A reação contrária de boa parte da grande mídia, da maioria dos analistas, comentaristas e colunistas políticos, de líderes dos partidos de oposição ao governo federal e dos presidentes e parlamentares das duas casas legislativas federais – Senado e Câmara - à proposta de produzir uma reforma política através de uma constituinte exclusiva para essa finalidade, era esperada. Não surpreende, pois vai ao encontro de uma tradição da política brasileira, das coisas serem resolvidas pela superestrutura, pelas elites políticas, em detrimento da ampla participação popular. "Vamos fazer a revolução antes que o povo faça..."
A grande mídia e a maioria dos seus analistas, comentaristas e colunistas políticos, que reverberam os interesses das elites políticas e empresariais do país – alguns desses profissionais vítimas da massificação ideológica de determinados valores e dogmas pelos quais são tensionados no cotidiano das redações e que às vezes involuntariamente reproduzem -, não podem conviver com o grau de imprevisibilidade de uma constituinte exclusiva, onde os mandatos dos constituintes são restritos à finalidade de sua convocação, e se encerram mediante o encerramento da mesma.

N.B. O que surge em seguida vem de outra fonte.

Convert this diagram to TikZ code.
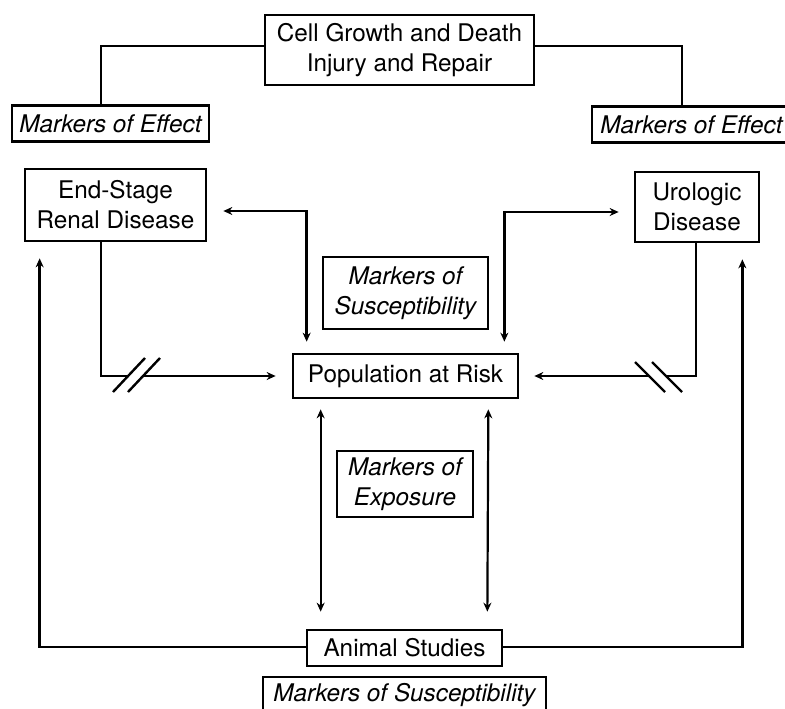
\documentclass[tikz,border=0pt]{standalone}
\usepackage{fontspec}
\setmainfont{TeX Gyre Heros}
\usepackage{tikz}
\usetikzlibrary{arrows.meta,calc}
\tikzset{
  box/.style={draw,line width=2.7pt,inner sep=0pt,align=center,font=\fontsize{24.3}{30}\selectfont},
  markbox/.style={box,font=\fontsize{24.3}{30}\selectfont\itshape},
  link/.style={line width=2.7pt},
  oneway/.style={link,-{Stealth[length=9pt,width=8pt]}},
  twoway/.style={link,{Stealth[length=9pt,width=8pt]}-{Stealth[length=9pt,width=8pt]}},
  thinway/.style={line width=2.2pt,{Stealth[length=9pt,width=8pt]}-{Stealth[length=9pt,width=8pt]}},
  cut/.style={line width=2.4pt},
  gap/.style={fill=white,draw=none}
}
\begin{document}
\begin{tikzpicture}[x=1pt,y=-1pt]
  \useasboundingbox (0,0) rectangle (785,709);
  \node[box,minimum width=269pt,minimum height=70pt] (cell) at (399.5,50) {Cell Growth and Death\\Injury and Repair};
  \node[markbox,minimum width=197pt,minimum height=36pt] (effL) at (110.5,123.5) {Markers of Effect};
  \node[markbox,minimum width=199pt,minimum height=36pt] (effR) at (691.5,124.5) {Markers of Effect};
  \node[box,minimum width=181pt,minimum height=72pt] (esrd) at (115.5,205) {End-Stage\\Renal Disease};
  \node[box,minimum width=124pt,minimum height=70pt] (uro) at (697,207) {Urologic\\Disease};
  \node[markbox,minimum width=165pt,minimum height=72pt] (suscM) at (405.5,293) {Markers of\\Susceptibility};
  \node[box,minimum width=225pt,minimum height=44pt] (pop) at (405.5,376) {Population at Risk};
  \node[markbox,minimum width=136pt,minimum height=66pt] (expo) at (405,484) {Markers of\\Exposure};
  \node[box,minimum width=195pt,minimum height=36pt] (animal) at (404.5,648) {Animal Studies};
  \node[markbox,minimum width=283pt,minimum height=36pt] (suscB) at (404.5,695) {Markers of Susceptibility};

  % effect markers
  \draw[link] ([yshift=4pt]cell.west) -| ([xshift=-9.5pt]effL.north);
  \draw[link] ([yshift=4pt]cell.east) -| ([xshift=-9.5pt]effR.north);

  % feedback to disease
  \draw[twoway] ([xshift=16pt,yshift=-6pt]esrd.east) -| ([xshift=15pt,yshift=11pt]pop.north west);
  \draw[twoway] ([xshift=-15pt,yshift=11pt]pop.north east) |- ([xshift=-15pt,yshift=-5pt]uro.west);

  % disease to population
  \draw[oneway] ([xshift=-14.5pt]esrd.south) |- ([xshift=-16pt]pop.west);
  \draw[oneway] ([xshift=-1pt]uro.south) |- ([xshift=15pt]pop.east);
  \fill[gap] (114,392) -- (146,358) -- (159,358) -- (127,392) -- cycle;
  \draw[cut] (113,392) -- (145,358) (128,392) -- (160,358);
  \fill[gap] (636,362) -- (666,392) -- (681,392) -- (651,362) -- cycle;
  \draw[cut] (635,362) -- (665,392) (652,362) -- (682,392);

  % population and animal studies
  \draw[thinway] ([xshift=29pt,yshift=-10pt]pop.south west) -- ([xshift=15pt,yshift=17pt]animal.north west);
  \draw[thinway] ([xshift=-31pt,yshift=-10pt]pop.south east) -- ([xshift=-16pt,yshift=17pt]animal.north east);
  \draw[oneway] ([yshift=1pt]animal.west) -| ([xshift=16pt,yshift=-16pt]esrd.south west);
  \draw[oneway] ([yshift=1pt]animal.east) -| ([xshift=-18pt,yshift=-16pt]uro.south east);
\end{tikzpicture}
\end{document}
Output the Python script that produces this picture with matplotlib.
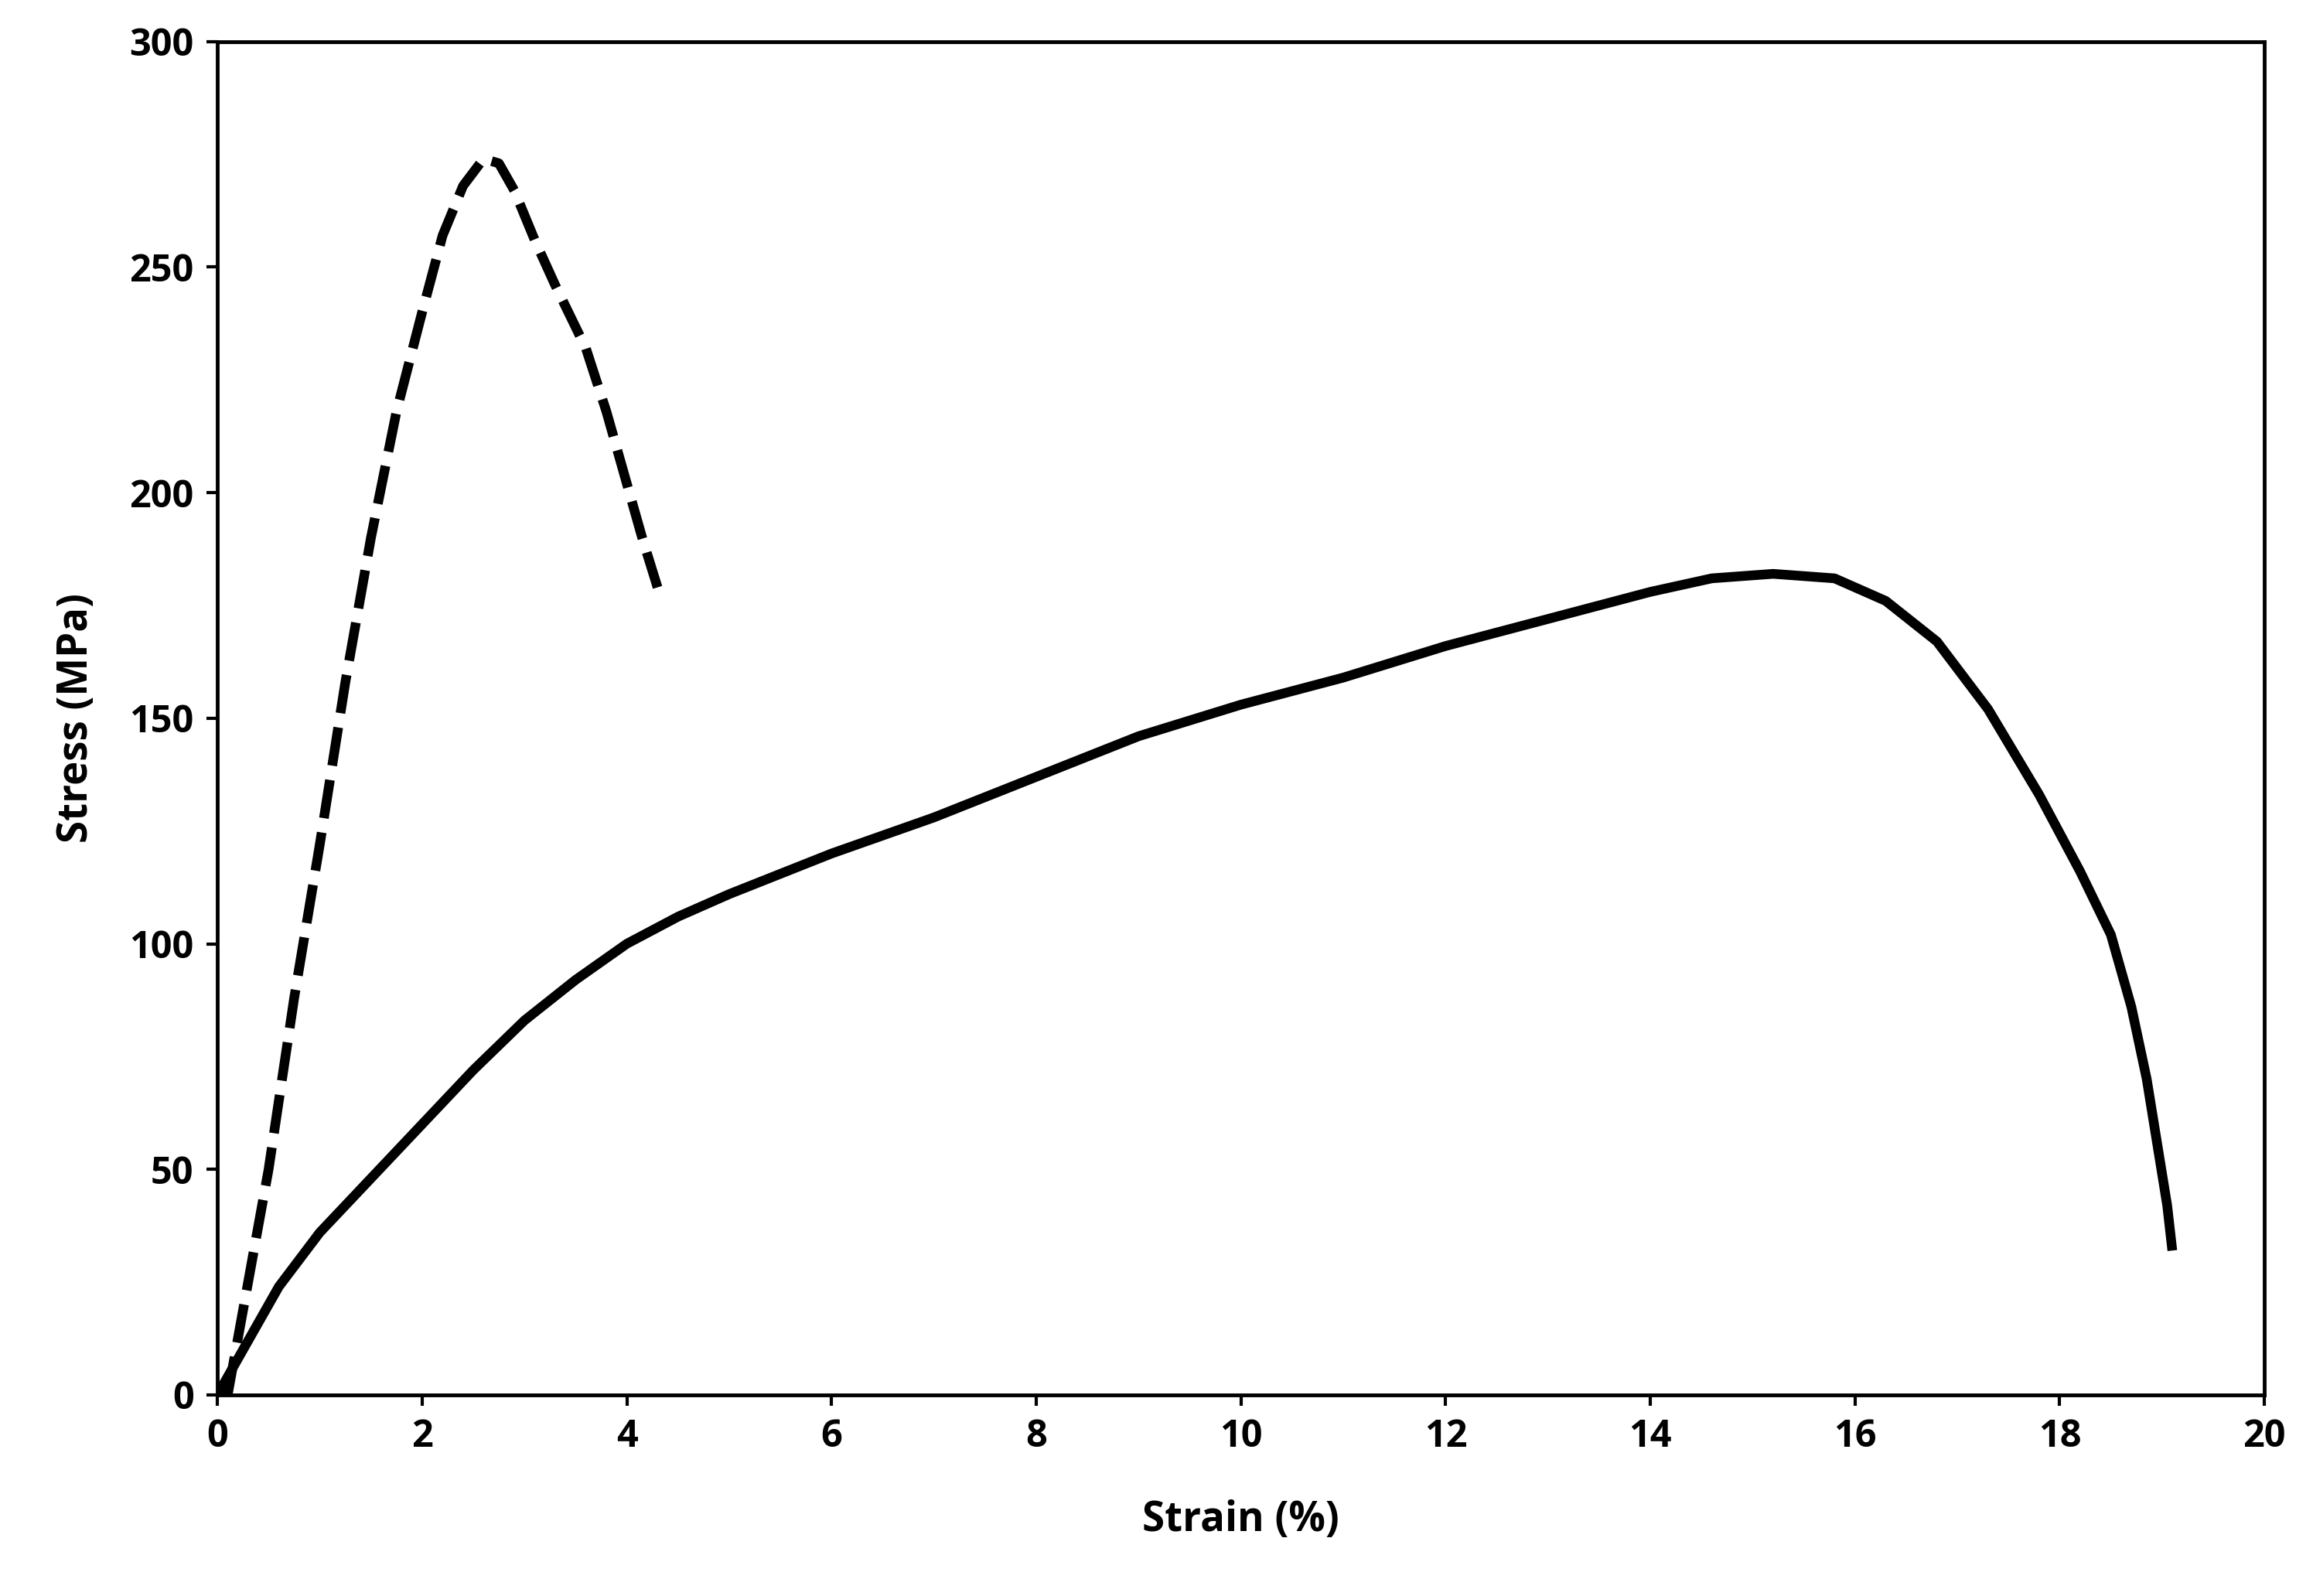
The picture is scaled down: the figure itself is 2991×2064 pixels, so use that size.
import matplotlib
matplotlib.use("Agg")
import matplotlib.pyplot as plt

dash_x = [0.1, 0.3, 0.5, 0.75, 1.0, 1.25, 1.5, 1.75, 2.0, 2.2, 2.4, 2.6, 2.75, 2.9, 3.1, 3.3, 3.6, 3.8, 4.0, 4.15, 4.3]
dash_y = [0, 25, 50, 88, 122, 158, 190, 218, 240, 257, 268, 274, 273, 267, 256, 246, 232, 218, 202, 190, 179]
solid_x = [0.0, 0.3, 0.6, 1.0, 1.5, 2.0, 2.5, 3.0, 3.5, 4.0, 4.5, 5.0, 6.0, 7.0, 8.0, 9.0, 10.0, 11.0, 12.0, 13.0, 14.0, 14.6, 15.2, 15.8, 16.3, 16.8, 17.3, 17.8, 18.2, 18.5, 18.7, 18.85, 18.95, 19.05, 19.1]
solid_y = [0, 12, 24, 36, 48, 60, 72, 83, 92, 100, 106, 111, 120, 128, 137, 146, 153, 159, 166, 172, 178, 181, 182, 181, 176, 167, 152, 133, 116, 102, 86, 70, 56, 42, 32]

plt.rcParams['font.family'] = ['Open Sans', 'DejaVu Sans']
plt.rcParams['font.weight'] = 'bold'
fig = plt.figure(figsize=(29.91, 20.64), dpi=100)
ax = fig.add_axes([0.094, 0.126, 0.885, 0.848])
ax.plot(dash_x, dash_y, color='black', lw=9, ls=(0, (4, 1.5)), solid_joinstyle='round')
ax.plot(solid_x, solid_y, color='black', lw=9, solid_capstyle='butt', solid_joinstyle='round')
ax.set_xlim(0, 20)
ax.set_ylim(0, 300)
ax.set_xticks(range(0, 21, 2))
ax.set_yticks(range(0, 301, 50))
ax.tick_params(labelsize=35, width=3, length=10, direction='out', pad=12)
for lab in ax.get_xticklabels() + ax.get_yticklabels():
    lab.set_fontweight('bold')
for s in ax.spines.values():
    s.set_linewidth(3.5)
ax.set_xlabel('Strain (%)', fontsize=38, fontweight='bold', labelpad=40)
ax.set_ylabel('Stress (MPa)', fontsize=38, fontweight='bold', labelpad=30)
fig.savefig('out.png', dpi=100)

Isto é, não estão premidos pela necessidade de reprodução de um mandato futuro, no qual alguns acordos republicanos e, principalmente, os não republicamos podem ser determinantes para a definição dos trabalhos constituintes.
Se a onda pega e ganha apoio popular, essa convocação pode não se restringir à reforma política, mas ganhar estatuto de uma constituinte ampla, geral e irrestrita, que o país e o povo brasileiro reclamam e que o PT vacilou ao não liderar um movimento político social para propor a sua convocação após a eleição de Lula à Presidência da República. Governar sob a ordem jurídico-política vigente, tanto a herdada pelas limitações da Constituição promulgada em 1988, quanto a boa parte dela que foi estabelecida pelas reformas constitucionais do longo reinado tucano-pefelista, se afiguram grandes dificuldades para a promessa transformadora representada pelo governo Lula, a despeito das escolhas e dos erros por ele cometidos.
Temor semelhante é o da oposição conservadora. Um processo de eleição constituinte exclusiva descolado do processo eleitoral tradicional, onde não há disputa para cargos majoritários – Presidência, governos, prefeituras e Senado -, mas sim disputa por proposições e projetos políticos para o país, leva necessariamente à uma politização popular que o conservadorismo brasileiro não tolera. Esse processo, no interior da tradição política brasileira, seria algo por si só revolucionário.
Os presidentes do Senado e da Câmara, até para preservar a autoridade e a legitimidade dos seus cargos, não poderiam ter reação diferente, principalmente sendo um deles um político conservador representante legítimo da tradição patrimonialista presente na política brasileira e outro de um partido comunista, logo e, por isso, sempre posto sob suspeição pelos seus pares majoritariamente conservadores. Quanto à reação dos parlamentares que se opuseram à proposta, o já conhecido corporativismo e o temor pela redução de suas prerrogativas – sob o manto da defesa da independência entre os Poderes - que uma constituinte nesse moldes representa, são auto-explicativos.
Para além da manifestação de Lula, o governo federal, através do ministro Tarso Genro, e o PT, vide declaração atribuída ao presidente nacional do partido, Ricardo Berzoini, assumiram uma posição favorável, mas defensiva em relação à proposta.
Em relação ao ministro, é compreensível a cautela em relação a uma intervenção unilateral do executivo num tema que do ponto de vista formal diz respeito também aos poderes judiciário e legislativo, e que ainda não alcançou legitimidade popular que justifique esgarçar tal formalismo. Mas acho que a Executiva Nacional do partido deveria assumir esse desafio proposto por Lula, já que o momento é bastante favorável para um debate como esse, e se credenciar para disputar e mudar a agenda política do país – onde a questão moral viceja - nessa conjuntura eleitoral. A proposta de convocação de uma constituinte exclusiva para produzir uma reforma política poderia atrair uma poderosa mobilização social e representar uma mudança qualitativa nos rumos da luta política no país.